Integration by Parts [SOLVED]

SkyEye

Ugh. I don't even remember if this was in Calc I or II.

Anyway, I'm integrating exp(-Dt)dt. If I set u=exp(-D), v=exp(t), I get exp(-Dt). If I set u=1, x=exp(-Dt), I get -1/D*exp(-Dt). Those are not the same. Why aren't they the same?

Oh, good luck, ceres!

ceres

It's Calc I. I have it now. The final is next week. Please kill me.

Usagi

so you're integrating e^(-Dt) dt or e^(-Dt) dD?

also, this might help

SkyEye

Oh, sorry.
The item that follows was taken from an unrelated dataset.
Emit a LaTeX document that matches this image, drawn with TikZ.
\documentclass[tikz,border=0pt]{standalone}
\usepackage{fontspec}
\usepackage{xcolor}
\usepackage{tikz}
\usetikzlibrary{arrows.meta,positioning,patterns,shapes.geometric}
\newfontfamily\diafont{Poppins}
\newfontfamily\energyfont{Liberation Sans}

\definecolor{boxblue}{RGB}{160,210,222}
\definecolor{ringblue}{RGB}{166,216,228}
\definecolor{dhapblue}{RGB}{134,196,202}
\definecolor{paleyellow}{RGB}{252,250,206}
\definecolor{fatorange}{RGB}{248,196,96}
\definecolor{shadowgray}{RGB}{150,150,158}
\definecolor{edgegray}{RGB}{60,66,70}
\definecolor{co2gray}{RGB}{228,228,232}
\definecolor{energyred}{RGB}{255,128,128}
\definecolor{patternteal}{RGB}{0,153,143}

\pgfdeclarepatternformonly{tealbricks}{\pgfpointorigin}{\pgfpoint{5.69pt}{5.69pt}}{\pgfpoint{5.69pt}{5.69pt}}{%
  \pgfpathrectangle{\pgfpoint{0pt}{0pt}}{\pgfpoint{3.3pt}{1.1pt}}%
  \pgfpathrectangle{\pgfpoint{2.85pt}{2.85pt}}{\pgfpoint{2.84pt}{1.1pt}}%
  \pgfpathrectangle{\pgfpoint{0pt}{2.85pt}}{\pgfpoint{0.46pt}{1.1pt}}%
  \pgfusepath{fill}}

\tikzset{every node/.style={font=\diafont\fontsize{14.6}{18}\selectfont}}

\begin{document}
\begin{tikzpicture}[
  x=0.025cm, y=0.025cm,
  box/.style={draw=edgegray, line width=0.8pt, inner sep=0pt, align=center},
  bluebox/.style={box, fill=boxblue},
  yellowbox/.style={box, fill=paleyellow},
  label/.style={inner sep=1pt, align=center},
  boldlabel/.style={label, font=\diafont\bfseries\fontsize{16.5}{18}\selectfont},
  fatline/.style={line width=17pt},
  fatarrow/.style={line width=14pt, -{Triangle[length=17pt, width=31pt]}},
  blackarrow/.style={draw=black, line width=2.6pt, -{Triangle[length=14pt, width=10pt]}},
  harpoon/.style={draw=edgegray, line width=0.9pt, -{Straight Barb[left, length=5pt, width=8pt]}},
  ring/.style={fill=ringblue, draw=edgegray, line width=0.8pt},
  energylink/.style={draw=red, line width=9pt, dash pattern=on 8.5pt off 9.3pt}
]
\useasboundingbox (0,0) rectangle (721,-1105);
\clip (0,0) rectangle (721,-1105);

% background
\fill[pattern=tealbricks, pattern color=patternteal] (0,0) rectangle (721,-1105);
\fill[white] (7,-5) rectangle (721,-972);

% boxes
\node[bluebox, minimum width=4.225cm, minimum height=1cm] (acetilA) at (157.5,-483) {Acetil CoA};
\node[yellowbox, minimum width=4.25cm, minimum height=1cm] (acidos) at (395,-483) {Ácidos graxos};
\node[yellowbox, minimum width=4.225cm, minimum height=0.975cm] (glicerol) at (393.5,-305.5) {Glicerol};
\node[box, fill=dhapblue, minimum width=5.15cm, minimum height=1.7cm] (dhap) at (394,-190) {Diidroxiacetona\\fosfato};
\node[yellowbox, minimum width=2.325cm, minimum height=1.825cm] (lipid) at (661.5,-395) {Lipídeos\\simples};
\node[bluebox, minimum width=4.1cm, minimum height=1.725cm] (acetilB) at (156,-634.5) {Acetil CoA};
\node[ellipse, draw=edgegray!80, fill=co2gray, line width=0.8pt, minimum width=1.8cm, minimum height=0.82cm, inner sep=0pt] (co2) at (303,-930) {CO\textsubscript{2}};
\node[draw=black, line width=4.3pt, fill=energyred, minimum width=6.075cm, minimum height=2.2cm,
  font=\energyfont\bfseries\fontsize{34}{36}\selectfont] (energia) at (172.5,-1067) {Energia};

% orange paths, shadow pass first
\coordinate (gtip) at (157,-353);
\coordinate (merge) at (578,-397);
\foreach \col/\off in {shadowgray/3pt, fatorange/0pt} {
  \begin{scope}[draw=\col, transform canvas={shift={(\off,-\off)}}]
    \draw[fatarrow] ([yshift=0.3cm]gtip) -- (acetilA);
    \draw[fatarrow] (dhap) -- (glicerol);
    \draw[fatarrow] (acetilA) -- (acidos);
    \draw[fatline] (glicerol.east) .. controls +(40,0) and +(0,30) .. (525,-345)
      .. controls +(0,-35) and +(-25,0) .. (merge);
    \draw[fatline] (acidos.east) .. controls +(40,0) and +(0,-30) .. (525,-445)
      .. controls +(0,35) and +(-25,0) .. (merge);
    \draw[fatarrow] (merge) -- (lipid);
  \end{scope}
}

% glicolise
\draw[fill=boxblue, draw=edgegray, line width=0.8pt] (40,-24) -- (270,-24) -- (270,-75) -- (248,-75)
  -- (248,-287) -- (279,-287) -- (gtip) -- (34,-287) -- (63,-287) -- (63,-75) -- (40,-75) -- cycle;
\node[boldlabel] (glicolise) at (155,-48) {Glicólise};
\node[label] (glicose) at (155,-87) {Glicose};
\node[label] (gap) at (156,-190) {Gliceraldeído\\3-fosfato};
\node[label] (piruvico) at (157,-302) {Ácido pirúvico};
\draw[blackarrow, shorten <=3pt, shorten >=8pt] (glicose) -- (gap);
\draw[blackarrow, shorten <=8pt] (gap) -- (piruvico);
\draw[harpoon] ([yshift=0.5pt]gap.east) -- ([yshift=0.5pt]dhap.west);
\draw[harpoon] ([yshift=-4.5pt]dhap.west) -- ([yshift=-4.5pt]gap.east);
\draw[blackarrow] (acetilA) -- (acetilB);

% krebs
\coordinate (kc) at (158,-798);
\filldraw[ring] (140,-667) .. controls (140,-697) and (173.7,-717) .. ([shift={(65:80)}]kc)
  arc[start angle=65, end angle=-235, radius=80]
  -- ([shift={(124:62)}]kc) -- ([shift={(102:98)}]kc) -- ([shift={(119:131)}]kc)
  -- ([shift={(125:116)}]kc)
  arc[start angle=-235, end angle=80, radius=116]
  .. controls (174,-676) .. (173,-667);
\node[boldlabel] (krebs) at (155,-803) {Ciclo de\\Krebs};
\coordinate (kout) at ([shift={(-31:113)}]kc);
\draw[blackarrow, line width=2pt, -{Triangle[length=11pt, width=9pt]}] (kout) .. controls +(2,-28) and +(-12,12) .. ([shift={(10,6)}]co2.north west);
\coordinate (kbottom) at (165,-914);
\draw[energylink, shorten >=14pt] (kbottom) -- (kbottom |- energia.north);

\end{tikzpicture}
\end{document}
The differential term is dt. I'm pretty sure the correct answer is the second one but I can't figure out why the first one doesn't work.

Usagi

ok, so you're integrating e^(-Dt) dt where D is a constant

why are you integrating by parts?

ecco the dolphin

Hey, just wondering - if:

u = exp(-D)
v = exp(t)

Then

uv = exp(-D) * exp(t) = exp(-D + t) =/= exp(-Dt)

?

Clipse

SkyEye wrote: »

Ugh. I don't even remember if this was in Calc I or II.

Anyway, I'm integrating exp(-Dt)dt. If I set u=exp(-D), v=exp(t), I get exp(-Dt). If I set u=1, x=exp(-Dt), I get -1/D*exp(-Dt). Those are not the same. Why aren't they the same?
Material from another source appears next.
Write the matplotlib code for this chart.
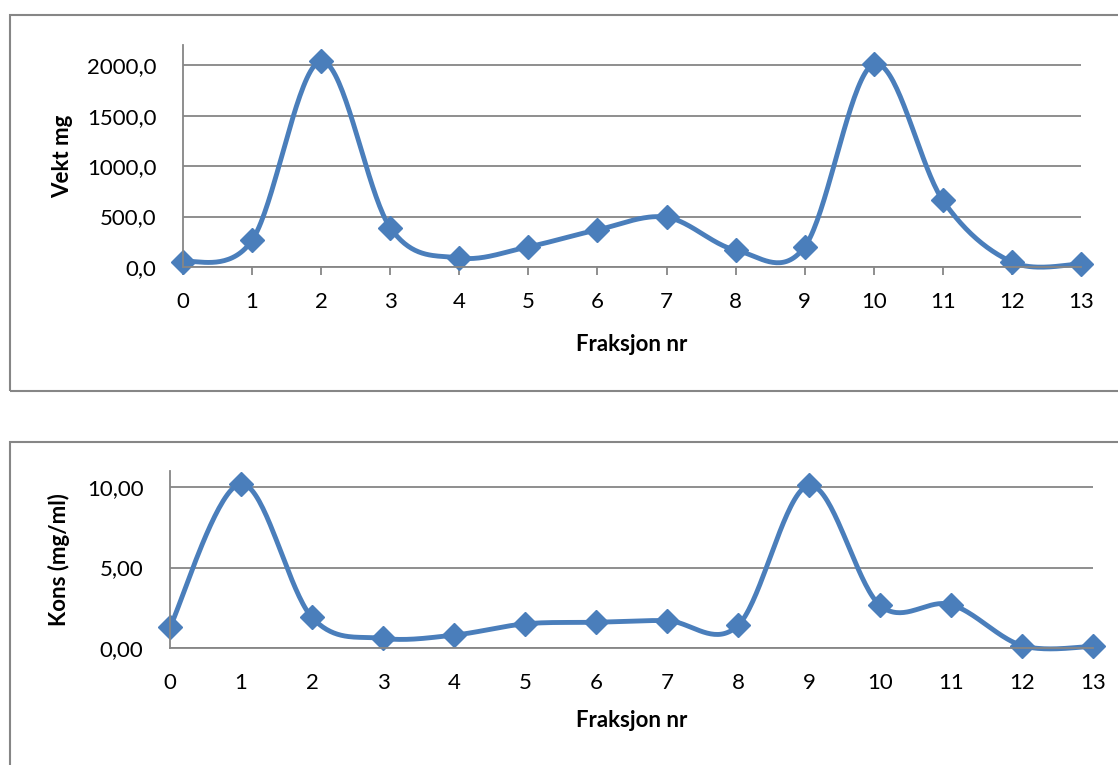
import numpy as np
import matplotlib.pyplot as plt
from matplotlib.patches import Rectangle

plt.rcParams['font.family'] = ['Lato', 'DejaVu Sans']

# data
fraksjon = list(range(14))
vekt_mg = [50, 265, 2040, 390, 90, 200, 368, 493, 168, 200, 2010, 660, 50, 30]
kons = [1.3, 10.2, 1.9, 0.6, 0.8, 1.5, 1.6, 1.7, 1.4, 10.1, 2.65, 2.7, 0.15, 0.1]

blue = '#4A7EBB'
grey = '#868686'
W, H = 1118, 765


def smooth(x, y, n=40):
    # Excel style smoothed line: bezier segments with catmull-rom control points
    x = np.asarray(x, float)
    y = np.asarray(y, float)
    xs, ys = [], []
    t = np.linspace(0, 1, n)
    for i in range(len(x) - 1):
        p0 = (x[max(i - 1, 0)], y[max(i - 1, 0)])
        p1 = (x[i], y[i])
        p2 = (x[i + 1], y[i + 1])
        p3 = (x[min(i + 2, len(x) - 1)], y[min(i + 2, len(x) - 1)])
        c1 = (p1[0] + (p2[0] - p0[0]) / 6, p1[1] + (p2[1] - p0[1]) / 6)
        c2 = (p2[0] - (p3[0] - p1[0]) / 6, p2[1] - (p3[1] - p1[1]) / 6)
        bx = (1 - t)**3 * p1[0] + 3 * (1 - t)**2 * t * c1[0] + 3 * (1 - t) * t**2 * c2[0] + t**3 * p2[0]
        by = (1 - t)**3 * p1[1] + 3 * (1 - t)**2 * t * c1[1] + 3 * (1 - t) * t**2 * c2[1] + t**3 * p2[1]
        xs.extend(bx)
        ys.extend(by)
    return xs, ys


def px_axes(left, top, right, bottom):
    return fig.add_axes([left / W, 1 - bottom / H, (right - left) / W, (bottom - top) / H])


fig = plt.figure(figsize=(W / 100, H / 100), dpi=100)

# chart frames
fig.patches.append(Rectangle((10 / W, 1 - 391 / H), 1.2, 376 / H, transform=fig.transFigure,
                             fill=False, edgecolor=grey, linewidth=1.5))
fig.patches.append(Rectangle((10 / W, -0.2), 1.2, 0.2 + 1 - 442 / H, transform=fig.transFigure,
                             fill=False, edgecolor=grey, linewidth=1.5))

fs = 16


def style(ax, ymax, yticks, fmt, ticks_out):
    ax.set_xlim(0, 13)
    ax.set_ylim(0, ymax)
    ax.set_xticks(fraksjon)
    ax.set_yticks(yticks)
    ax.set_yticklabels([fmt.format(v).replace('.', ',') for v in yticks])
    ax.grid(axis='y', color=grey, linewidth=1.3)
    ax.set_axisbelow(True)
    for s in ['top', 'right']:
        ax.spines[s].set_visible(False)
    for s in ['left', 'bottom']:
        ax.spines[s].set_color(grey)
        ax.spines[s].set_linewidth(1.3)
    ax.tick_params(axis='y', length=0, labelsize=fs, pad=19)
    if ticks_out:
        ax.tick_params(axis='x', length=6, width=1.3, color=grey, labelsize=fs, pad=12)
    else:
        ax.tick_params(axis='x', length=0, labelsize=fs, pad=18)


ax1 = px_axes(183, 45, 1081, 267)
sx, sy = smooth(fraksjon, vekt_mg)
ax1.plot(sx, sy, color=blue, linewidth=3.5, clip_on=False)
ax1.plot(fraksjon, vekt_mg, 'D', color=blue, markersize=12, clip_on=False)
style(ax1, 2200, [0, 500, 1000, 1500, 2000], '{:.1f}', True)
ax1.set_xlabel('Fraksjon nr', fontsize=fs, fontweight='bold', labelpad=16)
ax1.set_ylabel('Vekt mg', fontsize=fs, fontweight='bold', labelpad=10)

ax2 = px_axes(170, 471, 1093, 648)
sx, sy = smooth(fraksjon, kons)
ax2.plot(sx, sy, color=blue, linewidth=3.5, clip_on=False)
ax2.plot(fraksjon, kons, 'D', color=blue, markersize=12, clip_on=False)
style(ax2, 11, [0, 5, 10], '{:.2f}', False)
ax2.set_xlabel('Fraksjon nr', fontsize=fs, fontweight='bold', labelpad=12)
ax2.set_ylabel('Kons (mg/ml)', fontsize=fs, fontweight='bold', labelpad=12)

fig.savefig('out.png', dpi=100)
The product of exp(-D) and exp(t) is exp(-D + t).

EDIT: Oops, eeccccoo beat me to it. Guess I should actually read the other replies before making my own :P

SkyEye

Goddamn, I knew this would make me look stupid somehow.

ecco the dolphin

SkyEye wrote: »

Goddamn, I knew this would make me look stupid somehow.

Nah, don't fuss.

You're not the first person to have made this mistake.

Besides, now that you've made the mistake publicly, you'll remember when it comes to your exam!